BRIEF
All entries below need to be written out exactly, but without their pictures.
[Start DATA LISTING]
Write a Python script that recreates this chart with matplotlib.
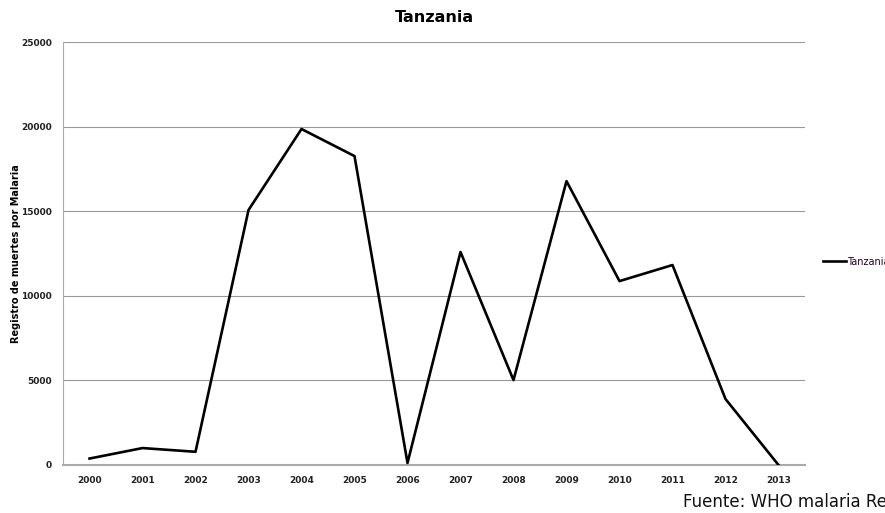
import matplotlib
matplotlib.use("Agg")
import matplotlib.pyplot as plt

# Datos
anios = ['2000', '2001', '2002', '2003', '2004', '2005', '2006',
         '2007', '2008', '2009', '2010', '2011', '2012', '2013']
muertes = [380, 1000, 780, 15070, 19860, 18260, 120,
           12590, 5020, 16780, 10870, 11820, 3900, 0]
y_ticks = [0, 5000, 10000, 15000, 20000, 25000]

fig = plt.figure(figsize=(8.85, 5.13), dpi=100)
ax = fig.add_axes([0.0712, 0.0936, 0.8384, 0.8244])

x = list(range(len(anios)))
ax.plot(x, muertes, color='black', linewidth=1.9, label='Tanzania', zorder=3)

ax.set_xlim(-0.5, len(anios) - 0.5)
ax.set_ylim(0, 25000)
ax.set_xticks(x)
ax.set_xticklabels(anios)
ax.set_yticks(y_ticks)
ax.set_yticklabels([str(v) for v in y_ticks])
ax.tick_params(length=0, labelsize=6.5, colors='#222222', pad=8)
for lbl in ax.get_xticklabels() + ax.get_yticklabels():
    lbl.set_fontweight('bold')

ax.grid(axis='y', color='#999999', linewidth=0.8)
ax.set_axisbelow(True)
for s in ['top', 'right']:
    ax.spines[s].set_visible(False)
ax.spines['left'].set_color('#aaaaaa')
ax.spines['bottom'].set_color('#aaaaaa')
ax.spines['bottom'].set_linewidth(1.5)

ax.set_ylabel('Registro de muertes por Malaria', fontsize=7, fontweight='bold')
ax.yaxis.set_label_coords(-0.056, 0.5)

fig.text(0.5 * (63 + 805) / 885, 1 - 17 / 513, 'Tanzania', fontsize=11.5,
         fontweight='bold', ha='center', va='center')

# leyenda
fig.legend(loc='center left', bbox_to_anchor=(0.92, 0.49), frameon=False,
           fontsize=7, handlelength=2.4, handletextpad=0.1, labelcolor='#220022')

fig.text(683 / 885, 1 - 502 / 513, 'Fuente: WHO malaria Report 2014', fontsize=12,
         va='center', ha='left', color='#111111')

fig.savefig('out.png', dpi=100)
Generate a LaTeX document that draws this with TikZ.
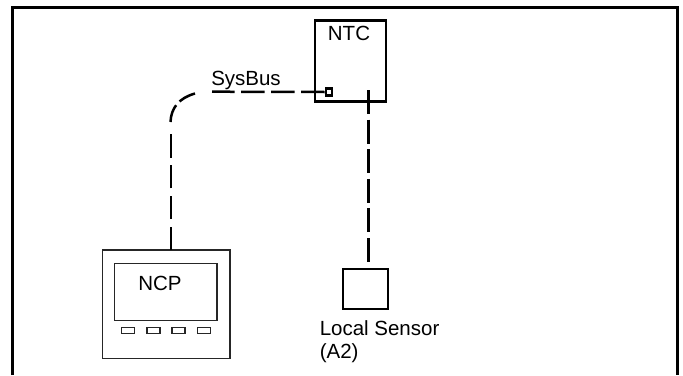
\documentclass[tikz,border=0pt]{standalone}
\usepackage{fontspec}
\setmainfont{Liberation Sans}
\usetikzlibrary{positioning}
\begin{document}
\begin{tikzpicture}[x=1pt, y=-1pt, node distance=20pt,
  box/.style={rectangle, draw, line width=2.4pt, inner sep=0pt},
  thinbox/.style={rectangle, draw=black!85, line width=1.4pt, inner sep=0pt},
  btn/.style={thinbox, minimum width=13pt, minimum height=6.1pt},
  bus/.style={line width=2.5pt},
  label/.style={inner sep=0pt, font=\fontsize{20.5pt}{23pt}\selectfont, align=left}]
  \useasboundingbox (0,0) rectangle (683,375);
  \node[coordinate] (frameBL) at (12.5,375) {};
  \node[coordinate] (frameBR) at (677,375) {};
  \draw[line width=3pt] (frameBL) |- (677,7) -- (frameBR);

  \node[box, minimum width=71pt, minimum height=81pt] (ntc) at (350.7,60.8) {};
  \node[label] (ntclabel) at (349,33.5) {NTC};
  \node[box, line width=2.6pt, minimum width=6pt, minimum height=7.5pt] (port) at (329,92) {};
  \node[box, minimum width=45.5pt, minimum height=40.5pt] (sensor) at (365.5,289) {};
  \node[label, below right=10pt and -22pt of sensor.south west, anchor=north west] (sensorlabel) {Local Sensor\\(A2)};

  \node[thinbox, minimum width=127.8pt, minimum height=108.8pt] (ncp) at (166.2,304.3) {};
  \node[thinbox, minimum width=102.5pt, minimum height=57.1pt] (screen) at (165.8,291.8) {};
  \node[label] (ncplabel) at (160,283) {NCP};
  \node[btn] (btna) at (128,330.3) {};
  \node[btn, right of=btna, node distance=25.3pt] (btnb) {};
  \node[btn, right of=btnb, node distance=25.3pt] (btnc) {};
  \node[btn, right of=btnc, node distance=25.3pt] (btnd) {};

  \node[coordinate] (sensortap) at (368.4,90) {};
  \node[coordinate] (sensorend) at (368.4,262) {};
  \node[coordinate] (busend) at (212,91.7) {};
  \node[coordinate] (ncptap) at (171,250) {};
  \node[coordinate] (riser) at (171,134) {};
  \node[coordinate] (bendstart) at (170.5,122) {};
  \node[coordinate] (buscurve) at (195,93.5) {};
  \node[label] (sysbus) at (246,80) {SysBus};
  \draw[bus, dash pattern=on 23.5pt off 6.5pt] (port.west) -- (busend);
  \draw[bus, dash pattern=on 24pt off 5.6pt] (sensortap) -- (sensorend);
  \draw[bus, dash pattern=on 23.5pt off 7.3pt] (ncptap) -- (riser);
  \draw[bus, dash pattern=on 18pt off 5pt] (bendstart) .. controls (171,108) and (179,98) .. (buscurve);
\end{tikzpicture}
\end{document}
[End DATA LISTING]
THE REPLY
Write a Python script that recreates this chart with matplotlib.
import matplotlib
matplotlib.use("Agg")
import matplotlib.pyplot as plt

# Datos
anios = ['2000', '2001', '2002', '2003', '2004', '2005', '2006',
         '2007', '2008', '2009', '2010', '2011', '2012', '2013']
muertes = [380, 1000, 780, 15070, 19860, 18260, 120,
           12590, 5020, 16780, 10870, 11820, 3900, 0]
y_ticks = [0, 5000, 10000, 15000, 20000, 25000]

fig = plt.figure(figsize=(8.85, 5.13), dpi=100)
ax = fig.add_axes([0.0712, 0.0936, 0.8384, 0.8244])

x = list(range(len(anios)))
ax.plot(x, muertes, color='black', linewidth=1.9, label='Tanzania', zorder=3)

ax.set_xlim(-0.5, len(anios) - 0.5)
ax.set_ylim(0, 25000)
ax.set_xticks(x)
ax.set_xticklabels(anios)
ax.set_yticks(y_ticks)
ax.set_yticklabels([str(v) for v in y_ticks])
ax.tick_params(length=0, labelsize=6.5, colors='#222222', pad=8)
for lbl in ax.get_xticklabels() + ax.get_yticklabels():
    lbl.set_fontweight('bold')

ax.grid(axis='y', color='#999999', linewidth=0.8)
ax.set_axisbelow(True)
for s in ['top', 'right']:
    ax.spines[s].set_visible(False)
ax.spines['left'].set_color('#aaaaaa')
ax.spines['bottom'].set_color('#aaaaaa')
ax.spines['bottom'].set_linewidth(1.5)

ax.set_ylabel('Registro de muertes por Malaria', fontsize=7, fontweight='bold')
ax.yaxis.set_label_coords(-0.056, 0.5)

fig.text(0.5 * (63 + 805) / 885, 1 - 17 / 513, 'Tanzania', fontsize=11.5,
         fontweight='bold', ha='center', va='center')

# leyenda
fig.legend(loc='center left', bbox_to_anchor=(0.92, 0.49), frameon=False,
           fontsize=7, handlelength=2.4, handletextpad=0.1, labelcolor='#220022')

fig.text(683 / 885, 1 - 502 / 513, 'Fuente: WHO malaria Report 2014', fontsize=12,
         va='center', ha='left', color='#111111')

fig.savefig('out.png', dpi=100)
Generate a LaTeX document that draws this with TikZ.
\documentclass[tikz,border=0pt]{standalone}
\usepackage{fontspec}
\setmainfont{Liberation Sans}
\usetikzlibrary{positioning}
\begin{document}
\begin{tikzpicture}[x=1pt, y=-1pt, node distance=20pt,
  box/.style={rectangle, draw, line width=2.4pt, inner sep=0pt},
  thinbox/.style={rectangle, draw=black!85, line width=1.4pt, inner sep=0pt},
  btn/.style={thinbox, minimum width=13pt, minimum height=6.1pt},
  bus/.style={line width=2.5pt},
  label/.style={inner sep=0pt, font=\fontsize{20.5pt}{23pt}\selectfont, align=left}]
  \useasboundingbox (0,0) rectangle (683,375);
  \node[coordinate] (frameBL) at (12.5,375) {};
  \node[coordinate] (frameBR) at (677,375) {};
  \draw[line width=3pt] (frameBL) |- (677,7) -- (frameBR);

  \node[box, minimum width=71pt, minimum height=81pt] (ntc) at (350.7,60.8) {};
  \node[label] (ntclabel) at (349,33.5) {NTC};
  \node[box, line width=2.6pt, minimum width=6pt, minimum height=7.5pt] (port) at (329,92) {};
  \node[box, minimum width=45.5pt, minimum height=40.5pt] (sensor) at (365.5,289) {};
  \node[label, below right=10pt and -22pt of sensor.south west, anchor=north west] (sensorlabel) {Local Sensor\\(A2)};

  \node[thinbox, minimum width=127.8pt, minimum height=108.8pt] (ncp) at (166.2,304.3) {};
  \node[thinbox, minimum width=102.5pt, minimum height=57.1pt] (screen) at (165.8,291.8) {};
  \node[label] (ncplabel) at (160,283) {NCP};
  \node[btn] (btna) at (128,330.3) {};
  \node[btn, right of=btna, node distance=25.3pt] (btnb) {};
  \node[btn, right of=btnb, node distance=25.3pt] (btnc) {};
  \node[btn, right of=btnc, node distance=25.3pt] (btnd) {};

  \node[coordinate] (sensortap) at (368.4,90) {};
  \node[coordinate] (sensorend) at (368.4,262) {};
  \node[coordinate] (busend) at (212,91.7) {};
  \node[coordinate] (ncptap) at (171,250) {};
  \node[coordinate] (riser) at (171,134) {};
  \node[coordinate] (bendstart) at (170.5,122) {};
  \node[coordinate] (buscurve) at (195,93.5) {};
  \node[label] (sysbus) at (246,80) {SysBus};
  \draw[bus, dash pattern=on 23.5pt off 6.5pt] (port.west) -- (busend);
  \draw[bus, dash pattern=on 24pt off 5.6pt] (sensortap) -- (sensorend);
  \draw[bus, dash pattern=on 23.5pt off 7.3pt] (ncptap) -- (riser);
  \draw[bus, dash pattern=on 18pt off 5pt] (bendstart) .. controls (171,108) and (179,98) .. (buscurve);
\end{tikzpicture}
\end{document}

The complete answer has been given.